The funny thing about this one-time, chipmunk-voice communication, is that Sylvia Browne says this is how she hears her guide when he speaks to her. How she doesn’t bust out in laughter every time, I don’t know. Thinking helium balloons over here now and getting a good laugh as I type this. LOL
Since 2003 my inner-dialogue has been a conscious one between myself and my guidance and Companion Traveler. There has not been even one day that we didn’t communicate in some way. Even during my seven year “break” there was communication. It is my “normal”.
In an average day in my life I will wake up communicating with my guidance and fall asleep communicating with them. Intermixed throughout my day my thoughts are often interrupted with questions or observations from my Companion. It is not a constant dialogue by any means but it is so familiar, so comfortable to me, that when it goes “quiet” for long periods of time, I initiate the connection to “check-in”.

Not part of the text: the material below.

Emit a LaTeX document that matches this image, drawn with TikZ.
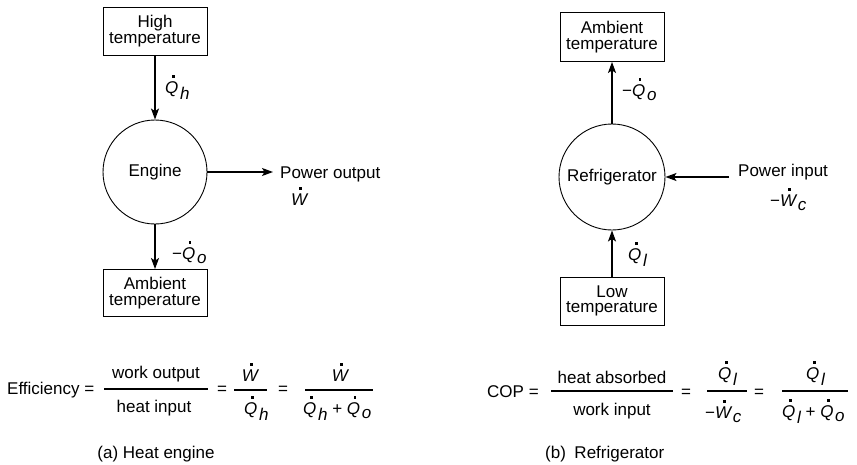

Interestingly, I have remembered times from my childhood when I communicated with my Companion just like I do now. I remember being told to do things and I would comply. It was not an order by any means, it was always a suggestion, but I did it because when I did it proved helpful. For example, I use to have horrible IBS as a child. I remember being told to “be still” when it got really painful. So I complied and after a few moments the pain went away. From that point on I was “still” when it hurt and the pain would pass. Another time I was walking with my sister on the road going home and a man pulled up and offered us a ride. I got a really bad feeling and heard, “No”. I kept my sister from getting in the car and we ran home. When I was 17, I heard, “hold on” during an auto accident when I rolled my car. You bet I did it, too! lol So it’s always been there. It’s just a part of life for me.